Early study data shows that the Regeneron therapy is safe and has few side effects, according to CNN. Human clinical trials began in June, and late-stage trials started in July. Some scientists are awaiting more data and a peer review to decide how well the drug works.

“I would withhold judgment on this until we see the data,” Richard Besser, former acting director of the CDC and now head of the Robert Wood Johnson Foundation, told CNN.

“You know these early results that keep coming out from companies in press releases strike me as being … much more about the stock price than they are about science,” he said.

At least 70 other COVID-19 antibody treatments are being tested. Among those, Eli Lilly also submitted a request to the FDA on Wednesday for emergency use authorization of its single monoclonal antibody therapy. The company expects to submit an application for its combination therapy in November.

The company could have 100,000 doses available this month and 1 million doses ready by late December, according to CNN.

“Our expectation is that there shouldn’t be a cost to patients,” Daniel Skovronsky, MD, the chief scientific officer for Eli Lilly, told CNN on Wednesday.

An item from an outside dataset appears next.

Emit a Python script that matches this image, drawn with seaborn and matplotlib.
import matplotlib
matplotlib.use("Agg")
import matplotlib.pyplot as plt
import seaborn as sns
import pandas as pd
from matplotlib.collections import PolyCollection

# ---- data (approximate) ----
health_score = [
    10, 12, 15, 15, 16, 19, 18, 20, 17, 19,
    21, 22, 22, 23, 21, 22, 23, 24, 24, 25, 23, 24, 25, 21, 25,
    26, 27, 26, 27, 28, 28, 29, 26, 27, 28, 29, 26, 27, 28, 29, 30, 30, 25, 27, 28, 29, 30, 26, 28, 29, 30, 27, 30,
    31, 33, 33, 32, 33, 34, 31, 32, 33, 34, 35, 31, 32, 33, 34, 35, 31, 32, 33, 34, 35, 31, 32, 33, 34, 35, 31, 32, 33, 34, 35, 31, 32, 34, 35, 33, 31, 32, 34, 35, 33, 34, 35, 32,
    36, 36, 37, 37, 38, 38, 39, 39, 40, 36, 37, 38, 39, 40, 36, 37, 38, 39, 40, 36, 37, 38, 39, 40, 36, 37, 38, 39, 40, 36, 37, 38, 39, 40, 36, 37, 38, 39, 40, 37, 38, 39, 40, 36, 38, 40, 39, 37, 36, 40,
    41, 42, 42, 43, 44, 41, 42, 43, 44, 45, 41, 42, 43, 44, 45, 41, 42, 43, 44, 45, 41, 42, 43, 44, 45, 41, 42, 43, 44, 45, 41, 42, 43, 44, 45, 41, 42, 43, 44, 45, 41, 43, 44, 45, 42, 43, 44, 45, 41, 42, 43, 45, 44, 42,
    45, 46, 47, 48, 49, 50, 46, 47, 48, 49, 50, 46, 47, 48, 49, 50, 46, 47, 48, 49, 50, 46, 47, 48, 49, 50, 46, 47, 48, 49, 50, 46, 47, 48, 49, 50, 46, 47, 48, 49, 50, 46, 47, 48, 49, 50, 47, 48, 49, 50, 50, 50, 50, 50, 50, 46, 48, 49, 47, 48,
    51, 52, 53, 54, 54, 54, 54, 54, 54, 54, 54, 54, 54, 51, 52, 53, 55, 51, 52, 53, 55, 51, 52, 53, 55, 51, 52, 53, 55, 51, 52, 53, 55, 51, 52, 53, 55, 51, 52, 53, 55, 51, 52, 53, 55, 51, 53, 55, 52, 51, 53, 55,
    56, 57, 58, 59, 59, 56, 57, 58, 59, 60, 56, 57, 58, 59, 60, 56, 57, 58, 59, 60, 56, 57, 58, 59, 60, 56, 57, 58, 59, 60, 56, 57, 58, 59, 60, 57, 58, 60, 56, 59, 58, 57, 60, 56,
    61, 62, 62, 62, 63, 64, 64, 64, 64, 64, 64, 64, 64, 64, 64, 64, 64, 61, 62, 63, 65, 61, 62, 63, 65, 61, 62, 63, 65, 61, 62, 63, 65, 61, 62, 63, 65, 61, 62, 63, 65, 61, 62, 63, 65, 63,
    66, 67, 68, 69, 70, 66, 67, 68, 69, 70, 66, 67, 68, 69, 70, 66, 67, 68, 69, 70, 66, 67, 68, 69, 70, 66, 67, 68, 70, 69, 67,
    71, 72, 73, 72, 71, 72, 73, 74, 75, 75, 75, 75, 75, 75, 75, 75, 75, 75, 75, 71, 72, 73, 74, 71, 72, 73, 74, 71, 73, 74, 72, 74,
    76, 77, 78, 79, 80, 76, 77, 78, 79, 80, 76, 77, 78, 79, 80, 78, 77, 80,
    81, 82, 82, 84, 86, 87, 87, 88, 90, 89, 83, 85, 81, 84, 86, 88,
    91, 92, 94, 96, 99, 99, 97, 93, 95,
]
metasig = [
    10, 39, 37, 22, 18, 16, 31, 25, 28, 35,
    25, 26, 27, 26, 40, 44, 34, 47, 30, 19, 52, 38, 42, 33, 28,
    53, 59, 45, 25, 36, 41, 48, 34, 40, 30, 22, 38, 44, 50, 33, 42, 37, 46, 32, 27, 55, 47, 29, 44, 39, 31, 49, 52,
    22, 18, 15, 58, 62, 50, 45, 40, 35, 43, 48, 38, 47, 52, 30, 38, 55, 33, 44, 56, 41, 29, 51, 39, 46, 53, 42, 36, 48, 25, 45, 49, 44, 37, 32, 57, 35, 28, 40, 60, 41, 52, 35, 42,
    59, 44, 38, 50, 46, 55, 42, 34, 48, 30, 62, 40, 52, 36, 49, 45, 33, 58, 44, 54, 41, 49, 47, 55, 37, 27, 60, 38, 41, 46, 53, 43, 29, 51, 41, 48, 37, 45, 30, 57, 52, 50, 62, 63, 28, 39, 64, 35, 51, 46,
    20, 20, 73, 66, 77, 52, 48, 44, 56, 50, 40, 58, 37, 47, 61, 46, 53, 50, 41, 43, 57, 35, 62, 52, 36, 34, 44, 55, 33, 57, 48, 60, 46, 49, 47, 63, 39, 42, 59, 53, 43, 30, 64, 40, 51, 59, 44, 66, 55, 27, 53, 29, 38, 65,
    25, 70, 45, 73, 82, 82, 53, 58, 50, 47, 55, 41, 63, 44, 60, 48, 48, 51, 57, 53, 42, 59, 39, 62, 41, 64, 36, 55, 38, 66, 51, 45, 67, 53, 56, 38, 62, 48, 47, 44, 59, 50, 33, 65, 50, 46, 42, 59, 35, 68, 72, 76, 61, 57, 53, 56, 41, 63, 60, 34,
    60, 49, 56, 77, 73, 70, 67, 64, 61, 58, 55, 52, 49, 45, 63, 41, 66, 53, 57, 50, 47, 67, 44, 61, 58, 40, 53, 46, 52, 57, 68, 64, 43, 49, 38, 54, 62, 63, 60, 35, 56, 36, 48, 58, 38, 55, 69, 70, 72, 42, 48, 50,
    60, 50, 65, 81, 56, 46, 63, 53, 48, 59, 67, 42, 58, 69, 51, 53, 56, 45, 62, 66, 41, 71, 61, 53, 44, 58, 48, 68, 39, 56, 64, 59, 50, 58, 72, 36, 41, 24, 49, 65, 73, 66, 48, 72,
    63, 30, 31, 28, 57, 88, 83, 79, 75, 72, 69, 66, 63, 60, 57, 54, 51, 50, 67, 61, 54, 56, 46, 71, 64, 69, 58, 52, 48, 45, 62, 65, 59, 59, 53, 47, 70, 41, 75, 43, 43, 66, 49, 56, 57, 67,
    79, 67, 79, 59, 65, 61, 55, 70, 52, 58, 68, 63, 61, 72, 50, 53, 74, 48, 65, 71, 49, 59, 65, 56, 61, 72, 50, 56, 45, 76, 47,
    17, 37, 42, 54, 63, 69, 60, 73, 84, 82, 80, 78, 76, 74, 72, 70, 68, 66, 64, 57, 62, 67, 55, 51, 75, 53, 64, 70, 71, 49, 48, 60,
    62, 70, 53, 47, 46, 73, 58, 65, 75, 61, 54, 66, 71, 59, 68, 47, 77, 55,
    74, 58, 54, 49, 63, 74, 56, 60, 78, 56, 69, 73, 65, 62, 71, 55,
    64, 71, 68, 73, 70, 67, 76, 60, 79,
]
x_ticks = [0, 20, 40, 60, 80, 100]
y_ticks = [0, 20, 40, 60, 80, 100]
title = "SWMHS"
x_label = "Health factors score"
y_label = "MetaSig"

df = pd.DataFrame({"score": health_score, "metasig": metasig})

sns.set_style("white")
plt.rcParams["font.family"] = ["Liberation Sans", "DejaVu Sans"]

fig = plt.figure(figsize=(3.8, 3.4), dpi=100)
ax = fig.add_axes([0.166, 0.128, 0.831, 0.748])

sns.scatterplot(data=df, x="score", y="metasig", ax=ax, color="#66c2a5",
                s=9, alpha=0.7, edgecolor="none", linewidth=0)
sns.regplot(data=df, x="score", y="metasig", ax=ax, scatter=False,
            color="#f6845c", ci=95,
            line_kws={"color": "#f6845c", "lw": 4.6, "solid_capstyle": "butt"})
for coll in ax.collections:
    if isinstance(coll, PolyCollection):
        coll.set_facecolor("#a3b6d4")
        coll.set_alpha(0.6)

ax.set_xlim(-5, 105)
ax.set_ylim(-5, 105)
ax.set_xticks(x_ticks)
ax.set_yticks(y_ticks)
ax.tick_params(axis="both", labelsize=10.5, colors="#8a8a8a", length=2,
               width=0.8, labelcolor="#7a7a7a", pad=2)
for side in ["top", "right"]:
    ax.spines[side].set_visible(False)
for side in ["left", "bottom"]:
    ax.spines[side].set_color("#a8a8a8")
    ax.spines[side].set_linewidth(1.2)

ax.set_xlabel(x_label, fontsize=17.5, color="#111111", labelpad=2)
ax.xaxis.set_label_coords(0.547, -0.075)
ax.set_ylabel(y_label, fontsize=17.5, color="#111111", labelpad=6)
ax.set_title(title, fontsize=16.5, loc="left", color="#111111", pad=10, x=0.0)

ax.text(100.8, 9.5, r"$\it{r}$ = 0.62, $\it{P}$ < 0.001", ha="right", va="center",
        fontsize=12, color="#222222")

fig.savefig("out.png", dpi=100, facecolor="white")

Alongside the requests for FDA emergency use authorizations, both companies will continue to study the antibody therapies in large clinical trials, which will provide better data on safety and how well the treatments work.

“Randomized clinical trials to answer these questions are now a priority,” Martin Landray, PhD, an epidemiologist at the University of Oxford, told the Science Media Centre in the U.K.

There is a “way to go” before the data shows whether these antibody drugs can effectively reduce severe forms of COVID-19, he said. This requires important data on hospital admissions, the length of hospital stays, the need for mechanical ventilation, and survival rates among coronavirus patients.

“It is encouraging to see that both Eli Lilly and Regeneron have active plans for much larger trials in a range of different settings, including residential care homes, outpatients, and hospital inpatients,” Landray said.